Une dynamique est lancée dans laquelle le social rejoint le culturel. L'opération CES Musique , menée entre juin 1990 et juin 1993, permet ainsi à trois cent jeunes musiciens de bénéficier d'un contrat emploi solidarité (CES) pour se former et pratiquer leur art en groupe. Avec le recul, Ti-Fock estime que "si elle a eu un côté positif, l'opération terminée, il n'en reste pas grand chose. Quelques groupes sont sortis : Zanzibar, Zetwal Katrer Mais je pense que c'était mal géré financièrement. Le projet n'était pas assez bien monté. Il y avait un côté trop administratif. Il n'y a pas eu de suivi et la Réunion manque toujours de petits clubs, où les musiciens puissent se produire."

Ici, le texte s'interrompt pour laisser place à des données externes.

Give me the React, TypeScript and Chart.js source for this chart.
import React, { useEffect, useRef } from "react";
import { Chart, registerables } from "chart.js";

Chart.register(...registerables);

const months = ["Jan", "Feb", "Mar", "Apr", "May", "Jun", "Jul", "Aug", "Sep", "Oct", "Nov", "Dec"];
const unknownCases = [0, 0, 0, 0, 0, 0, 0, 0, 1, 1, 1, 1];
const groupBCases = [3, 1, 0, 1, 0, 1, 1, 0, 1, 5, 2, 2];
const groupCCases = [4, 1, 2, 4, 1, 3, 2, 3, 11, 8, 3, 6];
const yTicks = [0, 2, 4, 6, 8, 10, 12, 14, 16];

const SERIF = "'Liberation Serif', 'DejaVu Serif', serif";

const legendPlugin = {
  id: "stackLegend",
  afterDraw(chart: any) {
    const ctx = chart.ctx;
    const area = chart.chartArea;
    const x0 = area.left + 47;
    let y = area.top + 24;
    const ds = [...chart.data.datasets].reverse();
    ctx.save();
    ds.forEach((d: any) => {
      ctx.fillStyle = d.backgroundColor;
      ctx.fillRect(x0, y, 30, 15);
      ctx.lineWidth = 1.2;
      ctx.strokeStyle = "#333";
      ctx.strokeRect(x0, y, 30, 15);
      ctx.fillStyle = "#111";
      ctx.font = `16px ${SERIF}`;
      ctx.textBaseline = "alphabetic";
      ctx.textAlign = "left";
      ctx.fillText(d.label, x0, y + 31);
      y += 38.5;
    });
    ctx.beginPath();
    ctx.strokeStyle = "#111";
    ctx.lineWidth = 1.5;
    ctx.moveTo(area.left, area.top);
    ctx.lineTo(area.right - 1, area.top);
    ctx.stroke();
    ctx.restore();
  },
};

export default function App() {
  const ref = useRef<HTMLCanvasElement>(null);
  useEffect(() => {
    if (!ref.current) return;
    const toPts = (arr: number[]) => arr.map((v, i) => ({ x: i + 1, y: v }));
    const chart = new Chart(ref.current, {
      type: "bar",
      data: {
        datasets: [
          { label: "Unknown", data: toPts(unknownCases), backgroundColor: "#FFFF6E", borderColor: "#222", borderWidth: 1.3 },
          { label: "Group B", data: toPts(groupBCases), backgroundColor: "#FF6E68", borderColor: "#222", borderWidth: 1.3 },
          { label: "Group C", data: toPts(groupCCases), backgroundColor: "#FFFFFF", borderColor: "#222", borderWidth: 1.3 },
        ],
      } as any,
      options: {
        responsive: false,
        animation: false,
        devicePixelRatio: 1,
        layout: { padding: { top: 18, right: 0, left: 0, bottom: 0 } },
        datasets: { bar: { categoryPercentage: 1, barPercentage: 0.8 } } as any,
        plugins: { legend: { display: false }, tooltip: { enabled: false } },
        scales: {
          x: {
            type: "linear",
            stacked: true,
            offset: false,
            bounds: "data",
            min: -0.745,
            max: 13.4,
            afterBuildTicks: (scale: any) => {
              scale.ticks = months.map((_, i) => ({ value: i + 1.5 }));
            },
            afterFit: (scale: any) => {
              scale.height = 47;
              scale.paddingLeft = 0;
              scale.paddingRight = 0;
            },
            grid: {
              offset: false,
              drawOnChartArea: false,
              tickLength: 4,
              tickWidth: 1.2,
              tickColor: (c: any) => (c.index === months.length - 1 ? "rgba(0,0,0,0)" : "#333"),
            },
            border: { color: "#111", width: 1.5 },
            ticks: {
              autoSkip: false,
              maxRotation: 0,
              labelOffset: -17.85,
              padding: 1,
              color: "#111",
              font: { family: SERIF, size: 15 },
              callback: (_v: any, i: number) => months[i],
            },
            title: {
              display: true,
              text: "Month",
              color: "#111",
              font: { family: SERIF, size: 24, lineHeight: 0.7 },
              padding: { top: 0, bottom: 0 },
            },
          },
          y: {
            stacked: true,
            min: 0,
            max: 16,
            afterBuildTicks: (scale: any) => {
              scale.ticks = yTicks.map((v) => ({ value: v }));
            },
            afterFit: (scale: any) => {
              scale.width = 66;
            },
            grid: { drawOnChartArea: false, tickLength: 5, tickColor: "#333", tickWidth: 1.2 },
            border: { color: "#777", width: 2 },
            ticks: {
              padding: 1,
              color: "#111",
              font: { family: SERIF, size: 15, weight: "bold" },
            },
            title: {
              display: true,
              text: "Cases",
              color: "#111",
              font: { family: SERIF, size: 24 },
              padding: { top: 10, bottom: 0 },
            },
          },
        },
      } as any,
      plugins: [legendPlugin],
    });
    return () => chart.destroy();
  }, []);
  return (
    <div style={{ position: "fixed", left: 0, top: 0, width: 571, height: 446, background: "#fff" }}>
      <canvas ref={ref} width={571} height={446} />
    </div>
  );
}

Quoiqu'il en soit, on observe qu'aujourd'hui, la production locale a fait un bon considérable, avec une centaine d'albums par an. Pour la plupart, ils sont produits par l'un des quatre principaux labels phonographiques de l'île, équipés de studios professionnels : Discorama, LLP, Oasis et Piros. En l'espace de cinq ans, le nombre des points de ventes de cassettes et de disques est passé de 15 à 350. Ce petit marché de 600 000 habitants a générer 550 000F de chiffre d'affaires en 1993, deux fois plus qu'en 1992.

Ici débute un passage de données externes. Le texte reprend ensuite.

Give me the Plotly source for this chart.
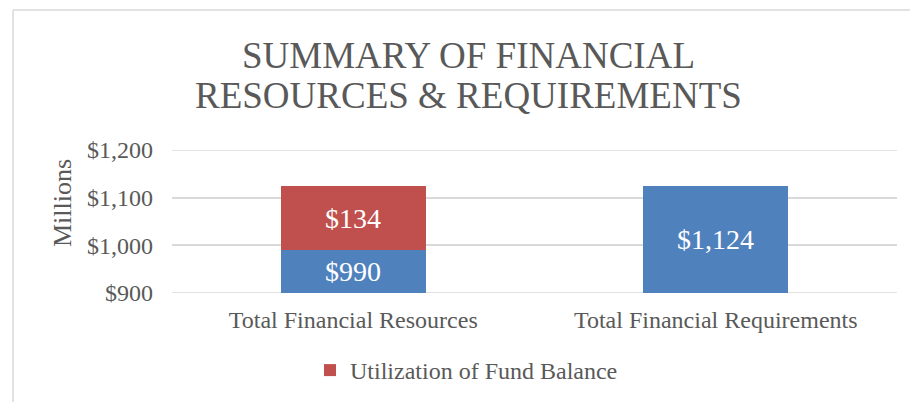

Enregistré avec certains des meilleurs musiciens de l'île fin '93 début '94, le récent album de Ti-Fock est une production 100% réunionnaise. "Le producteur José Payet, directeur du label Oasis, avait l'intention de monter le premier studio vraiment professionnel qui manquait à la Réunion, afin de prouver que l'on n'a plus besoin d'aller en métropole pour faire un disque de qualité" explique-t-il. "Il m'a dit qu'il voulait que je sois le premier à y enregistrer. J'estimais que ce projet allait dans le bon sens et serait profitable à la musique et à la jeunesse réunionnaises. J'ai donc accepté la proposition."

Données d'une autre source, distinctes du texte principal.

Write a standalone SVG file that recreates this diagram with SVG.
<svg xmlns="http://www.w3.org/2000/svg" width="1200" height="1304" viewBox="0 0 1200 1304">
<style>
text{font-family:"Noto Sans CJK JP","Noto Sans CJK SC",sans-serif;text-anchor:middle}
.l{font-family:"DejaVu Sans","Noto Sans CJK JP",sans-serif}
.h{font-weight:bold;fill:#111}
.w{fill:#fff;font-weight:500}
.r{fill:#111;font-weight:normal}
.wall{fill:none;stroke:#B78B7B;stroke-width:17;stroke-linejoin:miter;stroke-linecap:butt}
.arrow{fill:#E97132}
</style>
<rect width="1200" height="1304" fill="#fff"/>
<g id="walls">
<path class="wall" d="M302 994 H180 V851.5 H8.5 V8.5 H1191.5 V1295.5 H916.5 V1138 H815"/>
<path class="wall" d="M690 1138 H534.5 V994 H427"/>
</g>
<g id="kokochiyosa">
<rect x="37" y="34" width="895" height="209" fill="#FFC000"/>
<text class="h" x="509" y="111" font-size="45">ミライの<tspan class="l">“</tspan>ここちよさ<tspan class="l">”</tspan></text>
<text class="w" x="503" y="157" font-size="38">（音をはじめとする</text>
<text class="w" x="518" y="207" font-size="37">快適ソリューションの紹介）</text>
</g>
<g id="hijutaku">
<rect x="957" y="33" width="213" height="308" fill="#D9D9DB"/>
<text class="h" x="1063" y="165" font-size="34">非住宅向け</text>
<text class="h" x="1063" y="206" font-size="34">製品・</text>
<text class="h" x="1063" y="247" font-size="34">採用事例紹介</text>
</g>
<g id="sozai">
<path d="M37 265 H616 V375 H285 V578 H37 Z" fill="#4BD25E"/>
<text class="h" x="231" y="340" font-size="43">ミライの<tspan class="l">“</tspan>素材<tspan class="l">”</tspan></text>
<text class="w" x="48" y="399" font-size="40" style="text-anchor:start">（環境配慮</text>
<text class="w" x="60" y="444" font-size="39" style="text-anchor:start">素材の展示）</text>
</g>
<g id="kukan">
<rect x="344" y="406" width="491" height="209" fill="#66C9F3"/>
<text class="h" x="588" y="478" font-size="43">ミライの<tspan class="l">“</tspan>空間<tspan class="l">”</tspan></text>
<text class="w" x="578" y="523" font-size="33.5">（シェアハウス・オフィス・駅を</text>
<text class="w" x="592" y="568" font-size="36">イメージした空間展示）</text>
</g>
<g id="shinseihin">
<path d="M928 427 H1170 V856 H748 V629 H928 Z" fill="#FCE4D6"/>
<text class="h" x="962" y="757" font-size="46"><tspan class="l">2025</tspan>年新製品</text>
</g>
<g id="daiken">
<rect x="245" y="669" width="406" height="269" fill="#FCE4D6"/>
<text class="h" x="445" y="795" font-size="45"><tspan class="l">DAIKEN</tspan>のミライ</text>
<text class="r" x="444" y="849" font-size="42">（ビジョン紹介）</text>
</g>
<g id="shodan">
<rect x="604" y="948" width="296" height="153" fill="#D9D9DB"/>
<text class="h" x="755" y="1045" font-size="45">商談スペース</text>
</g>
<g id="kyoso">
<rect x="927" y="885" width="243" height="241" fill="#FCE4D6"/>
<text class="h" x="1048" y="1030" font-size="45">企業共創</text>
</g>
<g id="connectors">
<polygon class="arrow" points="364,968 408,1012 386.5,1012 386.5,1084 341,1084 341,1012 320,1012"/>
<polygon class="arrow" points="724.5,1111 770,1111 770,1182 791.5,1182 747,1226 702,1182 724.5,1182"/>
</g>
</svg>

Bien accueilli à sa sorti à la Réunion en juin '94, l'album "Swit Lozic" a été distribué en métropole dix mois plus tard. Cette fois, c'est une petite partie de la critique branchée parisienne qui fait la moue. Sous prétexte que la tendance dans le circuit de la world music est à un retour vers des formes traditionnelles prétendues pures , certains en viennent à accuser Ti-Fock de trahir ses racines. Certes, le chanteur s'est produit pendant un temps avec une formation traditionnelle, mais doit-on faire si peu de cas du travail systématique de fusion des styles auquel il s'est attelé depuis le début de sa carrière ?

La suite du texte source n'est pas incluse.